Desert Soul

Stop.  Shut your eyes for two seconds.  Don't think, just do it.



Did you hear it?  Was it terrifying?

If you think I've lost it, fear not.  There was a point to that.  Did you hear the silence?  Maybe not.  Maybe your sister is blasting music in the next room.  Maybe the phone rang.  Or you got a text message.  Or the dishwasher was running.  So. Much. Noise.

I have a confession to make: I fear silence, in the deepest part of my soul.  I avoid it as much as possible.  Lucky for me, that's not a difficult task.  Between my music, my electronics, and the thoughts constantly wizzing through my head, I don't have much to be nervous about.

But I'm missing out.  You see, it's hard to hear the voice of God when it is overpowered by our to-do lists, the buzzing of our motors, and the constant chatter of our Twitter feeds.  In fact, sometimes His voice gets blocked out all together.  We are so busy.  We are so loud.  Why?

I think I know why.  It's because we know there's a hole in our hearts.  All our loudness and activities are an attempt to do one of two things: fill the hole or pretend its not there.  To satisfy the emptiness in our hearts, we search for things like acceptance, love, and praise.  We believe that these are the things missing from our lives.  But as we realize that nothing we are doing is making us feel whole again, we begin to panic.  What if there's no answer?  What if we're stuck like this forever?

So we chose to ignore it.  One more lunch date will do the trick.  One more meeting.  One more social media account.  One more extracurricular.  Soon we start to wear down, but we can't stop... if we do, we will only realize the hole has grown wider and deeper with our exhaustion.

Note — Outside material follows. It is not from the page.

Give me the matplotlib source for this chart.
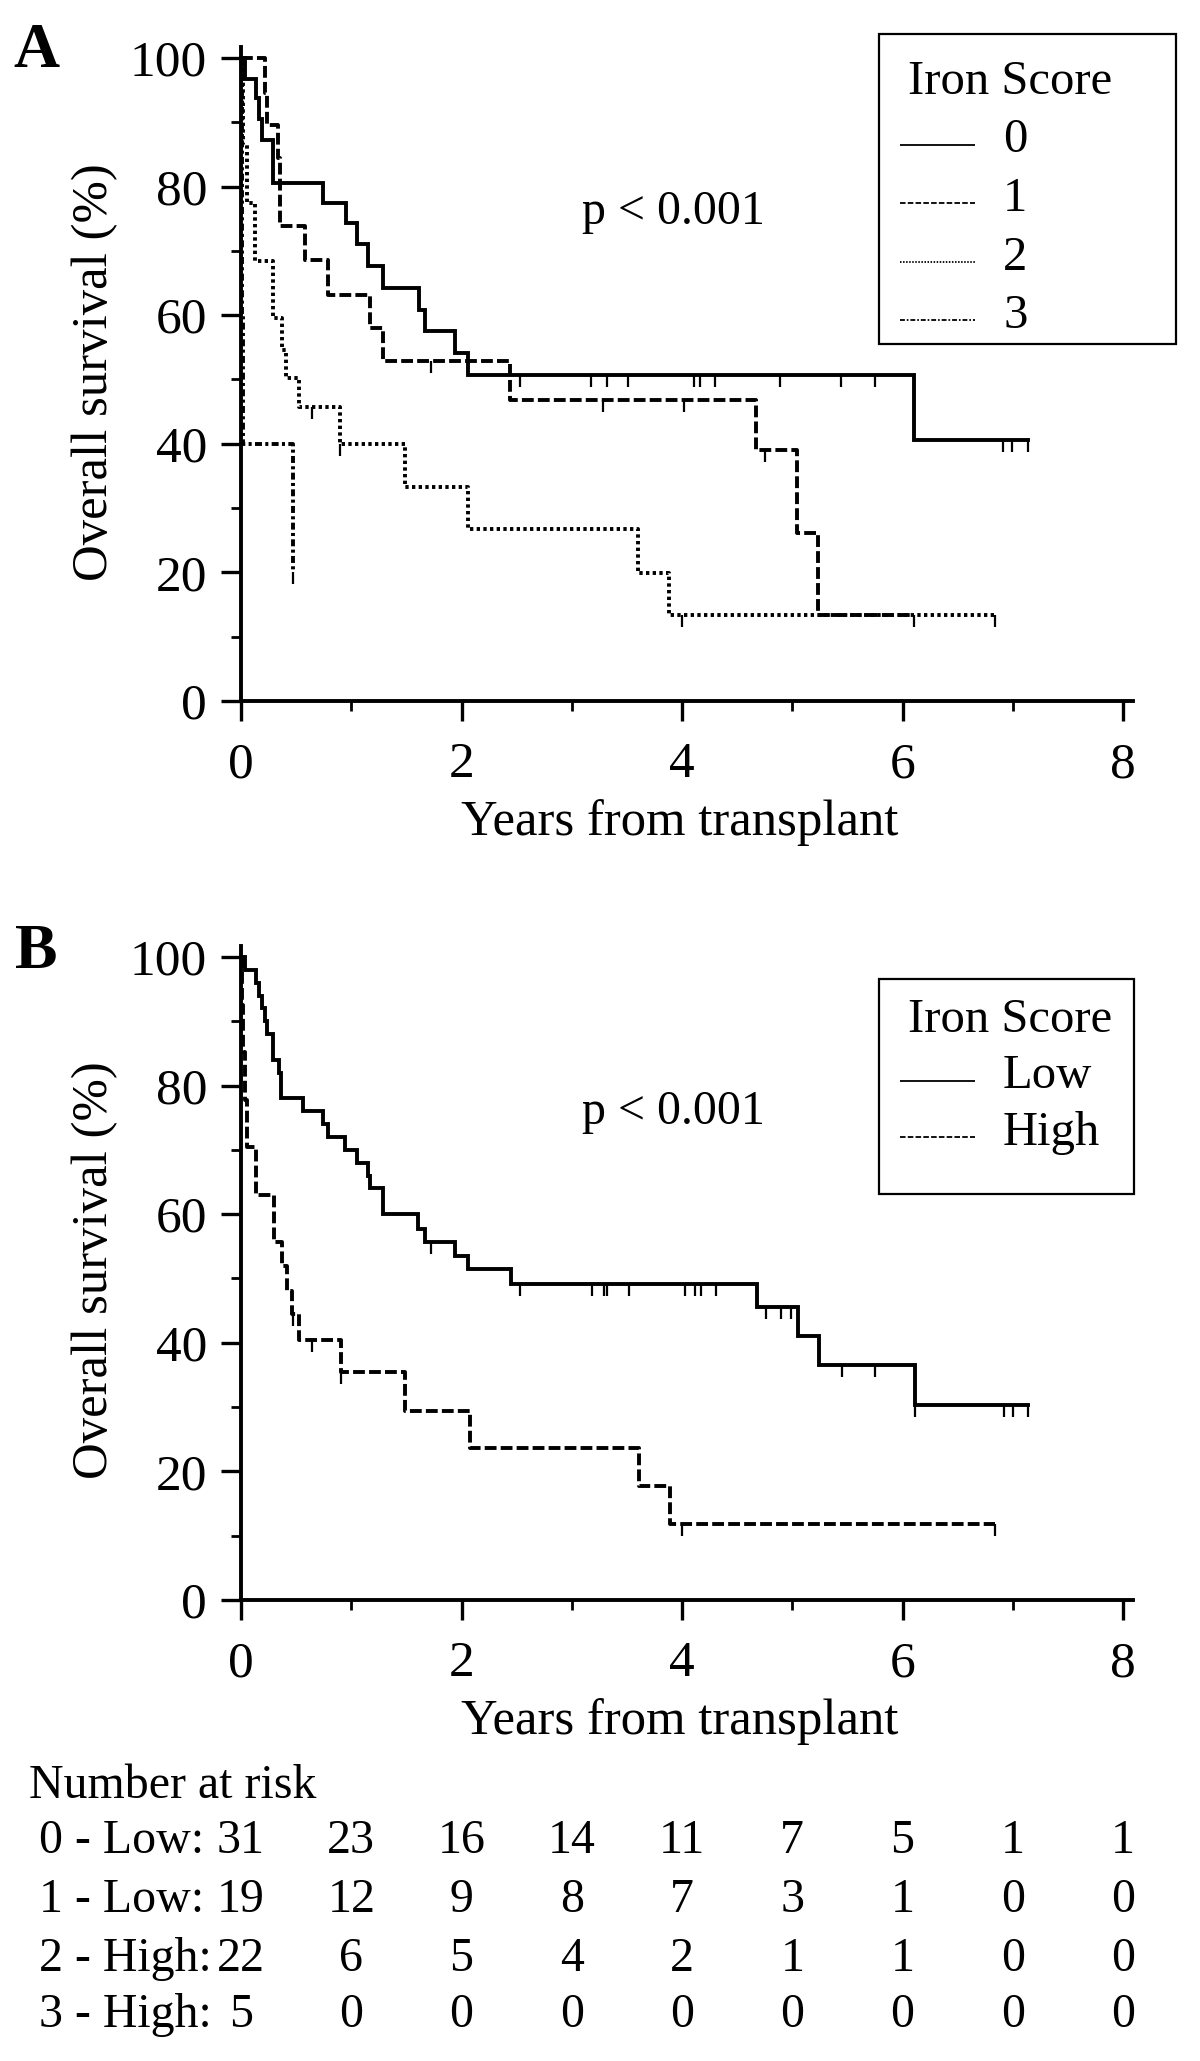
import numpy as np
import matplotlib
matplotlib.use("Agg")
import matplotlib.pyplot as plt
import matplotlib.transforms as mtransforms
from matplotlib.lines import Line2D
from matplotlib.patches import Rectangle

plt.rcParams['font.family'] = ['Liberation Serif', 'DejaVu Serif']
plt.rcParams['lines.scale_dashes'] = False

# ---------------- data ----------------
# Panel A: iron score groups 0..3 (time in years, survival in %)
time_a0 = [0, 0.036, 0.136, 0.166, 0.187, 0.29, 0.74, 0.95, 1.048, 1.153, 1.29, 1.61, 1.667, 1.94, 2.06, 6.10]
surv_a0 = [100, 96.8, 93.7, 90.5, 87.3, 80.6, 77.5, 74.3, 71.0, 67.6, 64.2, 60.8, 57.5, 54.1, 50.7, 40.6]
cens_a0 = [2.53, 3.17, 3.32, 3.51, 4.11, 4.16, 4.30, 4.89, 5.44, 5.75, 6.91, 6.99, 7.14]
end_a0 = 7.14

time_a1 = [0, 0.217, 0.233, 0.34, 0.355, 0.58, 0.785, 1.168, 1.289, 2.44, 4.67, 5.04, 5.23]
surv_a1 = [100, 94.5, 89.6, 84.4, 73.8, 68.6, 63.2, 58.0, 52.8, 46.8, 39.0, 26.2, 13.3]
cens_a1 = [1.72, 3.28, 4.02, 4.75, 6.10]
end_a1 = 6.10

time_a2 = [0, 0.02, 0.05, 0.127, 0.29, 0.37, 0.41, 0.525, 0.90, 1.485, 2.06, 3.60, 3.886]
surv_a2 = [100, 86.4, 77.5, 68.4, 59.5, 54.6, 50.2, 45.7, 40.0, 33.3, 26.7, 19.9, 13.4]
cens_a2 = [0.64, 0.90, 4.0, 6.84]
end_a2 = 6.84

time_a3 = [0, 0.005, 0.01, 0.015, 0.468]
surv_a3 = [100, 80, 60, 40, 20]
cens_a3 = [0.468]
end_a3 = 0.468

# Panel B: low vs high iron score
time_low = [0, 0.036, 0.136, 0.166, 0.187, 0.217, 0.233, 0.29, 0.347, 0.36, 0.565, 0.745, 0.79,
            0.942, 1.048, 1.153, 1.168, 1.289, 1.606, 1.667, 1.94, 2.06, 2.45, 4.676, 5.05, 5.24, 6.11]
surv_low = [100, 98, 96, 94, 92, 90, 88, 84, 82, 78, 76, 74, 72,
            70, 68, 66, 64, 60, 57.7, 55.6, 53.5, 51.4, 49.1, 45.6, 41.1, 36.6, 30.4]
cens_low = [1.72, 2.53, 3.18, 3.29, 3.32, 3.52, 4.03, 4.12, 4.17, 4.31, 4.76, 4.90, 4.99,
            5.45, 5.75, 6.11, 6.92, 7.00, 7.14]
end_low = 7.14

time_high = [0, 0.01, 0.02, 0.035, 0.05, 0.14, 0.30, 0.368, 0.413, 0.459, 0.528, 0.906,
             1.49, 2.08, 3.61, 3.89]
surv_high = [100, 92.6, 85.2, 77.8, 70.4, 63.0, 55.6, 51.9, 48.1, 44.4, 40.4, 35.4,
             29.4, 23.6, 17.8, 11.8]
cens_high = [0.47, 0.64, 0.906, 4.0, 6.84]
end_high = 6.84

legend_a = ['0', '1', '2', '3']
legend_b = ['Low', 'High']
p_text = 'p < 0.001'

risk_times = [0, 1, 2, 3, 4, 5, 6, 7, 8]
risk_labels = ['0 - Low:', '1 - Low:', '2 - High:', '3 - High:']
risk_0 = [31, 23, 16, 14, 11, 7, 5, 1, 1]
risk_1 = [19, 12, 9, 8, 7, 3, 1, 0, 0]
risk_2 = [22, 6, 5, 4, 2, 1, 1, 0, 0]
risk_3 = [5, 0, 0, 0, 0, 0, 0, 0, 0]

# ---------------- styles ----------------
W, H = 1200, 2061
LW = 2.8
styles = {
    'solid': dict(ls='-', leg=(0, ())),
    'dash': dict(ls=(0, (8.5, 3.0)), leg=(0, (4.0, 1.6))),
    'dot': dict(ls=(0, (2.4, 2.4)), leg=(0, (1.1, 1.1))),
    'dashdot': dict(ls=(0, (5.0, 2.4, 2.2, 2.4)), leg=(0, (3.5, 1.4, 1.2, 1.4))),
}
tick_marker = [(0, 0), (0, -1)]
FS = 34.5
FS_TICK = 37
FS_LAB = 36.5
FS_LEG = 35


def fx(px):
    return px / W


def fy(py):
    return 1 - py / H


fig = plt.figure(figsize=(W / 100, H / 100), dpi=100)

XMAX = 8.09
YMAX = 101.7


def make_axes(y0_px):
    ax = fig.add_axes([fx(241), fy(y0_px), 892 / W, 654 / H])
    ax.set_xlim(0, XMAX)
    ax.set_ylim(0, YMAX)
    for s in ['top', 'right']:
        ax.spines[s].set_visible(False)
    for s in ['left', 'bottom']:
        ax.spines[s].set_linewidth(2.8)
    ax.set_xticks([0, 2, 4, 6, 8])
    ax.set_xticks([1, 3, 5, 7], minor=True)
    ax.set_yticks([0, 20, 40, 60, 80, 100])
    ax.set_yticks([10, 30, 50, 70, 90], minor=True)
    ax.tick_params(which='major', direction='out', length=14.4, width=2.4, labelsize=FS_TICK)
    ax.tick_params(which='minor', direction='out', length=7.2, width=2.0)
    ax.tick_params(axis='x', which='major', pad=15)
    ax.tick_params(axis='y', which='major', pad=10)
    ax.patch.set_visible(False)
    return ax


def km(ax, t, s, cens, end, style):
    tt = list(t) + [end]
    ss = list(s) + [s[-1]]
    ax.step(tt, ss, where='post', color='black', lw=LW, ls=styles[style]['ls'],
            solid_joinstyle='miter', dash_capstyle='butt', clip_on=False)
    t_arr = np.asarray(t)
    s_arr = np.asarray(s)
    cy = [s_arr[np.searchsorted(t_arr, c, side='right') - 1] for c in cens]
    ax.plot(cens, cy, ls='none', marker=tick_marker, markersize=17, mew=1.6,
            mec='black', mfc='none', clip_on=False)


def legend_box(x0, y0, x1, y1, title, labels, style_keys, title_y, row_dy):
    fig.patches.append(Rectangle((fx(x0), fy(y1)), fx(x1) - fx(x0), fy(y0) - fy(y1),
                                 transform=fig.transFigure, fill=False, ec='black', lw=1.6))
    fig.text(fx(x0 + 29), fy(title_y), title, fontsize=FS_LEG, ha='left', va='center')
    for i, (lab, sk) in enumerate(zip(labels, style_keys)):
        yy = title_y + row_dy * (i + 1)
        fig.lines.append(Line2D([fx(900), fx(975)], [fy(yy + 4), fy(yy + 4)], transform=fig.transFigure,
                                color='black', lw=1.3, ls=styles[sk]['leg']))
        fig.text(fx(1003), fy(yy), lab, fontsize=FS_LEG, ha='left', va='center')


# ---------------- panel A ----------------
axA = make_axes(701)
km(axA, time_a0, surv_a0, cens_a0, end_a0, 'solid')
km(axA, time_a1, surv_a1, cens_a1, end_a1, 'dash')
km(axA, time_a2, surv_a2, cens_a2, end_a2, 'dot')
km(axA, time_a3, surv_a3, cens_a3, end_a3, 'dashdot')
fig.text(fx(673), fy(212), p_text, fontsize=FS, ha='center', va='center')
fig.text(fx(95), fy(372), 'Overall survival (%)', fontsize=FS_LAB, rotation=90, ha='center', va='center')
fig.text(fx(680), fy(823), 'Years from transplant', fontsize=FS_LAB, ha='center', va='center')
fig.text(fx(36), fy(52), 'A', fontsize=46, fontweight='bold', ha='center', va='center')
legend_box(879, 34, 1176, 344, 'Iron Score', legend_a, ['solid', 'dash', 'dot', 'dashdot'], 82, 58.5)

# ---------------- panel B ----------------
axB = make_axes(1600)
km(axB, time_low, surv_low, cens_low, end_low, 'solid')
km(axB, time_high, surv_high, cens_high, end_high, 'dash')
fig.text(fx(673), fy(1112), p_text, fontsize=FS, ha='center', va='center')
fig.text(fx(95), fy(1270), 'Overall survival (%)', fontsize=FS_LAB, rotation=90, ha='center', va='center')
fig.text(fx(680), fy(1722), 'Years from transplant', fontsize=FS_LAB, ha='center', va='center')
fig.text(fx(36), fy(953), 'B', fontsize=46, fontweight='bold', ha='center', va='center')
legend_box(879, 979, 1134, 1194, 'Iron Score', legend_b, ['solid', 'dash'], 1020, 56.5)

# ---------------- number at risk ----------------
fig.text(fx(29), fy(1786), 'Number at risk', fontsize=FS, ha='left', va='center')
blend = mtransforms.blended_transform_factory(axB.transData, fig.transFigure)
row_y = [1841, 1900, 1959, 2015]
for lab, counts, ry in zip(risk_labels, [risk_0, risk_1, risk_2, risk_3], row_y):
    fig.text(fx(39), fy(ry), lab, fontsize=FS, ha='left', va='center')
    for t, n in zip(risk_times, counts):
        fig.text(t, fy(ry), str(n), fontsize=FS, ha='center', va='center', transform=blend)

fig.savefig('out.png', dpi=100, facecolor='white')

The truth is this: only God can satisfy the part of us that's broken.  I think that deep down, we know that nothing we can do will be enough.  And that is what scare us the most.  It's not that we are broken, it's that we can't do anything to fix it.

We're like the "handyman" dad who tries to do a home repair.  Not only do we fail to fix the leaky sink, we knock out the power in the process. 

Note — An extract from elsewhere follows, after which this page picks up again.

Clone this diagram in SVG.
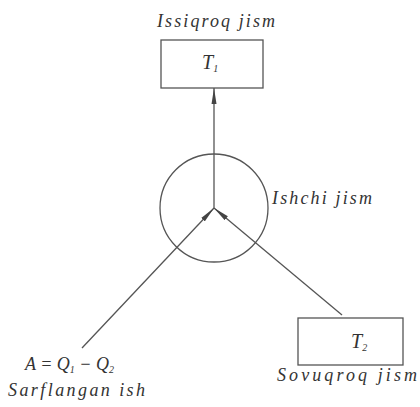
<svg xmlns="http://www.w3.org/2000/svg" width="420" height="407" viewBox="0 0 420 407">
<defs>
<style>
.t{font-family:"Liberation Serif","DejaVu Serif","Times New Roman",serif;font-style:italic;fill:#333;font-size:18px}
.s{font-size:10px}
.box{fill:none;stroke:#555;stroke-width:1.3}
.ln{stroke:#555;stroke-width:1.3;fill:none}
</style>
<marker id="ah" viewBox="0 0 16 6" refX="16" refY="3" markerWidth="16" markerHeight="6" markerUnits="userSpaceOnUse" orient="auto">
<path d="M0,0.5 L16,3 L0,5.5 Z" fill="#444"/>
</marker>
</defs>
<rect width="420" height="407" fill="#fff"/>
<g id="hot">
<text class="t" x="216" y="27" text-anchor="middle" textLength="118" lengthAdjust="spacing">Issiqroq jism</text>
<rect class="box" x="161" y="40" width="102" height="48"/>
<text class="t" x="202" y="69" style="font-size:20px">T<tspan class="s" dy="3">1</tspan></text>
</g>
<g id="work">
<circle class="ln" cx="214" cy="208" r="54"/>
<text class="t" x="272" y="204" textLength="100" lengthAdjust="spacing">Ishchi jism</text>
</g>
<g id="cold">
<rect class="box" x="298" y="318" width="105" height="47"/>
<text class="t" x="351" y="348" style="font-size:20px">T<tspan class="s" dy="3">2</tspan></text>
<text class="t" x="347" y="381" text-anchor="middle" textLength="140" lengthAdjust="spacing">Sovuqroq jism</text>
</g>
<g id="expended">
<text class="t" x="25" y="370">A = Q<tspan class="s" dy="3">1</tspan><tspan dy="-3"> − Q</tspan><tspan class="s" dy="3">2</tspan></text>
<text class="t" x="8" y="396" textLength="137" lengthAdjust="spacing">Sarflangan ish</text>
</g>
<g id="connectors">
<line class="ln" x1="214" y1="208" x2="214" y2="88" marker-end="url(#ah)"/>
<line class="ln" x1="82" y1="348" x2="214" y2="208" marker-end="url(#ah)"/>
<line class="ln" x1="342" y1="315" x2="214" y2="208" marker-end="url(#ah)"/>
</g>
</svg>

Time to be honest.  Lay down the wrench.  Call the repairman.

Or maybe you're like me.  Forgetful.  You see, I know there's a hole in my heart and I know that only God can satisfy it.  The problem is, when He does, I have a tendency to smile and then run off to my next event, calling out a quick, "Thanks!" over my shoulder as I go.  And then I hop from one thing to the next, until suddenly I realize: it's back again.

I'm trying to trick God.  If I can't solve the problem, at least I can still be in control of when it's fixed.  God will be allowed to satisfy me, but it will be on my terms.

I'm trying to water the desert, one watering can at a time.  And it's only wearing me out.

I think it's time to admit defeat and pray for rain.